そして、ちくま新書は裏表紙に著者のプロフィールと顔写真が入ることになってるのですが――こちらがどうなっているかは、店頭で手にとってお確かめください。
もしかしたら、型にはまった思考しかできないアタマの固い人が『反社会学講座』と『研究報告』を読まずにいきなり『つっこみ力』を読むと、なんだこのふざけたプロフィールは、とか、なんでいきなりコントや漫才が始まるんだ! とお怒りになって、教養系の新書でデタラメを書くべきでない、みたいなヤボな批評を書くかもしれません。デタラメじゃなくて、この本の存在自体が丸ごとエンターテインメントなんですけどね。これまでどおり、使ってるデータはすべて本物ですし。まあ、そういう的はずれな反応も含めて、楽しみにしてます。
今回は大阪弁の漫才台本にもチャレンジしてみました。とはいっても、私は大阪弁の細かいニュアンスがわかりませんので、まずは、いとしこいしとかカウスボタンのようなベテラン漫才師のしゃべりをイメージして標準語で書き、それを関西出身のかたに翻訳してもらう方式をとりました。ただ、最終的には私が手を入れ調整しましたので、もし言葉の使いかたがヘンだとしたら、文責はすべて私にあります。
初心者向け入門書のパロディもあります。よくあるでしょ、優等生の女子生徒とアホな男子生徒と博士が出てくる、会話形式の入門書が。そういうのって安易な作りのものが多くて腹が立つんです。「AはBである」という学問上の法則を説明するのに、「AはBなのじゃよ」「うわあ、そうなのかあ」とか言葉尻を変えてるだけで、ちっともわかりやすい説明にはなってないんです。そこで私が、趣向を凝らすとはどういうことなのか、見本をお見せします。他人の書いたものにつまらないとケチつけるだけなら誰でもできます。戯作者としては、実践で示さなければいけません。こちらも結果をご覧(ろう)じろ、ってことで。

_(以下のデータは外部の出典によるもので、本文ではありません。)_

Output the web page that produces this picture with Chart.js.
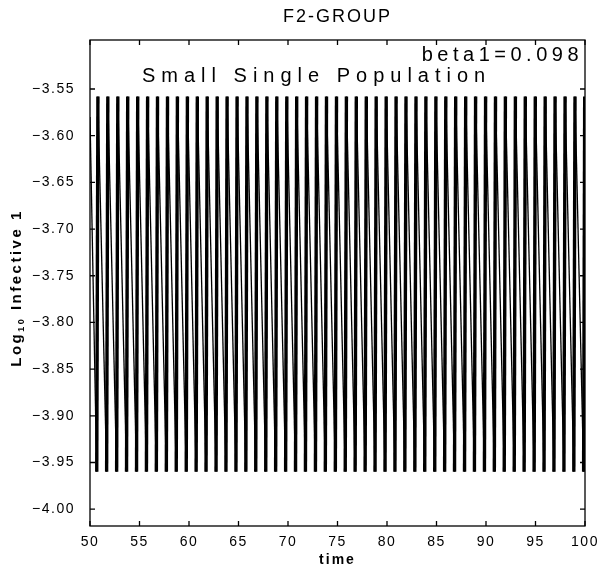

本文でも書いてますが、私はテーマなんてものは漠然としたものがあれば十分だと思ってます。『反社会学講座』では「学問とお笑いの融合」、『研究報告』では「フィクションとノンフィクションの垣根をとっぱらう」という方針で書き進めました。今回は前2冊をふまえ、「世の中を正しくするのでなく、おもしろくする」をおおざっぱなテーマとしております。『つっこみ力』はその意味で、『反社会学講座』から始まる3部作の集大成といっても過言ではありません。
今回もうひとつ加えるなら、「学問はもうそろそろ人間に帰れ」ってことでしょうか。学者や評論家のみなさんは認めたくないでしょうけど、たぶんもう、論理の正しさを啓蒙し、教養を広めることで社会や人間のありかたを正すという、お勉強秀才が好む方法論は、限界に近づいてるんじゃないですか。かといって、論理か情かの二者択一ってのも、極端でいただけない。その落としどころが「おもしろさ」なんです。これからの時代は、正しいだけじゃダメなんです。おもしろくなければね。
とにかく、頭から尾っぽまで、うがった見方で趣向をこらしてなんでも茶化す、江戸の戯作者精神を貫いて、でも、人の心も決して忘れぬ、そんなぜいたくな本でございます。愛と勇気とお笑いと。『つっこみ力』をどうぞひとつ、よろしくお願いいたします。